The Board of Selectmen Wednesday morning unanimously approved hiring the Northeast division of Lockton Companies, LLC, as its new health insurance and risk management consultant.

The agreement is for a three -year term at a fixed annual cost of $55,000.

On Monday, the Board of Education also unanimously approved hiring Lockton, also for a three-year term, but at an annual rate of $45,000.

First Selectman Jim Marpe said the decision to change insurance consultants comes on the heels of "challenging problems" with the Board of Education's health-insurance fund over the last several months. School officials at one point thought there was a $2 million shortfall in its current budget because of several large insurance claims.

In the end, the school board's Health Insurance Fund Review Committee, an adhoc group formed to look into the matter, discovered that instead of a deficit, the board could possibly realize a $293,000 surplus by the end of the fiscal year June 30.

By town and school officials collaborating on hiring an insurance consultant, at least $30,000 will be saved, "if not more, if the Board of Ed went in its own direction," Marpe added.

He said he's "very impressed by the quality of services" offered by Lockton. "Part of the contract proposed includes a laundry list of services" sort of like a "Chinese menu," he said. He said the consultant firm will also help the town and school board work through the complexities of the Affordable Care Act.

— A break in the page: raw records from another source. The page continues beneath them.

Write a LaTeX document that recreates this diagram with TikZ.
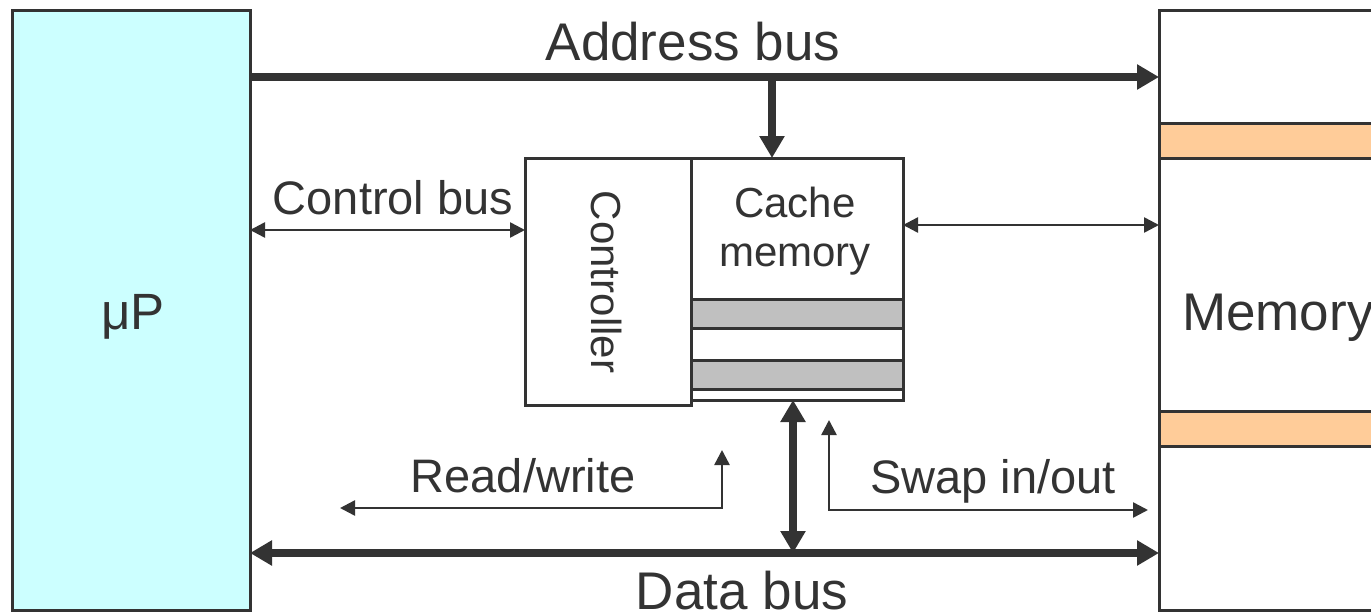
\documentclass[tikz,border=0pt]{standalone}
\usepackage{fontspec}
\setmainfont{Liberation Sans}
\usetikzlibrary{arrows.meta}
\definecolor{ink}{HTML}{333333}
\definecolor{cpufill}{HTML}{CCFFFF}
\definecolor{bandfill}{HTML}{FFCC99}
\definecolor{rowfill}{HTML}{C0C0C0}
\begin{document}
\begin{tikzpicture}[x=1pt,y=-1pt,
  box/.style={draw=ink,line width=3pt,inner sep=0pt,outer sep=0pt,anchor=north west},
  txt/.style={text=ink,inner sep=0pt,anchor=base},
  big/.style={font=\fontsize{53}{60}\selectfont},
  mid/.style={font=\fontsize{47}{54}\selectfont},
  small/.style={font=\fontsize{42}{49}\selectfont},
  bus/.style={draw=ink,line width=8pt},
  busend/.style={-{Triangle[length=22pt,width=24pt]}},
  busboth/.style={{Triangle[length=22pt,width=24pt]}-{Triangle[length=22pt,width=24pt]}},
  wire/.style={draw=ink,line width=2.5pt},
  wireboth/.style={{Triangle[length=15pt,width=15pt]}-{Triangle[length=15pt,width=15pt]}},
  row/.style={draw=ink,line width=3pt}]
\useasboundingbox (0,0) rectangle (1371,613);

% processor
\node[box,fill=cpufill,minimum width=238pt,minimum height=600pt] (mP) at (12,10) {};
\node[txt,font=\fontsize{51}{58}\selectfont] (mPtxt) at (133,329) {μP};

% main memory with its two highlighted rows
\node[box,fill=white,minimum width=260pt,minimum height=600pt] (mem) at (1159,10) {};
\filldraw[row,fill=bandfill] (1159,123) rectangle (1420,158);
\filldraw[row,fill=bandfill] (1159,411) rectangle (1420,446);
\node[txt,big,anchor=base west] (memtxt) at (1182,330) {Memory};

% cache controller and cache memory
\node[box,fill=white,minimum width=166pt,minimum height=247pt] (ctrl) at (525,158) {};
\node[txt,small,rotate=-90,anchor=center] (ctrltxt) at (607,282) {Controller};
\node[box,fill=white,minimum width=212pt,minimum height=242pt] (cache) at (691,158) {};
\filldraw[row,fill=rowfill] (691,299) rectangle (903,328);
\filldraw[row,fill=rowfill] (691,360) rectangle (903,389);
\node[txt,small,align=center,anchor=center] (cachetxt) at (795,231) {Cache\\memory};

% bus rows and tap points
\coordinate (abrow) at (0,77);
\coordinate (abtap) at (772,77);
\coordinate (cbrow) at (0,230);
\coordinate (cmrow) at (0,225);
\coordinate (dbrow) at (0,553);
\coordinate (dbtap) at (793,553);
\coordinate (rwtop) at (722,450);
\coordinate (rwturn) at (722,508);
\coordinate (rwend) at (340,508);
\coordinate (swtop) at (829,420);
\coordinate (swturn) at (829,510);
\coordinate (swend) at (1148,510);

% address bus
\draw[bus,busend] (mP.east |- abrow) -- (mem.west |- abrow);
\draw[bus,busend] (abtap) -- (abtap |- cache.north);
\node[txt,big] (abtxt) at (693,60) {Address bus};

% control bus
\draw[wire,wireboth] (mP.east |- cbrow) -- (ctrl.west |- cbrow);
\node[txt,mid] (cbtxt) at (393,214) {Control bus};

% cache to memory
\draw[wire,wireboth] (cache.east |- cmrow) -- (mem.west |- cmrow);

% data bus
\draw[bus,busboth] (mP.east |- dbrow) -- (mem.west |- dbrow);
\draw[bus,busboth] (dbtap |- cache.south) -- (dbtap);
\node[txt,big] (dbtxt) at (742,609) {Data bus};

% read/write and swap paths
\draw[wire,wireboth] (rwtop) -- (rwturn) -- (rwend);
\node[txt,mid] (rwtxt) at (523,492) {Read/write};
\draw[wire,wireboth] (swtop) -- (swturn) -- (swend);
\node[txt,mid] (swtxt) at (993,493) {Swap in/out};
\end{tikzpicture}
\end{document}
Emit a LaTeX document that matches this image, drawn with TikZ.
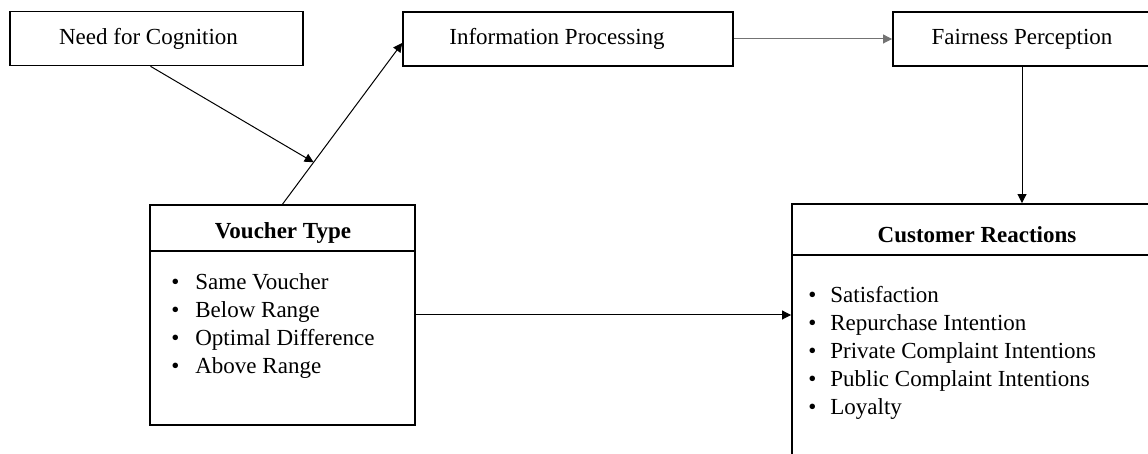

Gary Conrad, the town's finance director, said the only added cost to the town will be if Lockton needs to hire an outside specialist.

He said a number of consultant firms were interviewed for the job, but Lockton came out on top and seemed to have the best services for the town and school board.

The selectmen received an email from Don Bergmann, a member of the Representative Town Meeting, asking if Lockton would be looking into self-insured versus fully insured and "everything in between."

Selectman Helen Garten said she hopes the new consultants have a copy of the McGladery report, an audit of the Board of Education's health insurance fund that was done when the board thought it was facing the shortfall. Conrad said the McGladery report would be sent to Lockton.

Selectman Avi Kaner said "the beauty" in the collaborative effort is not only "in the savings, but in sharing information" between the town and education officials.

"It will open up a dialogue where both sides can benefit," Kaner said.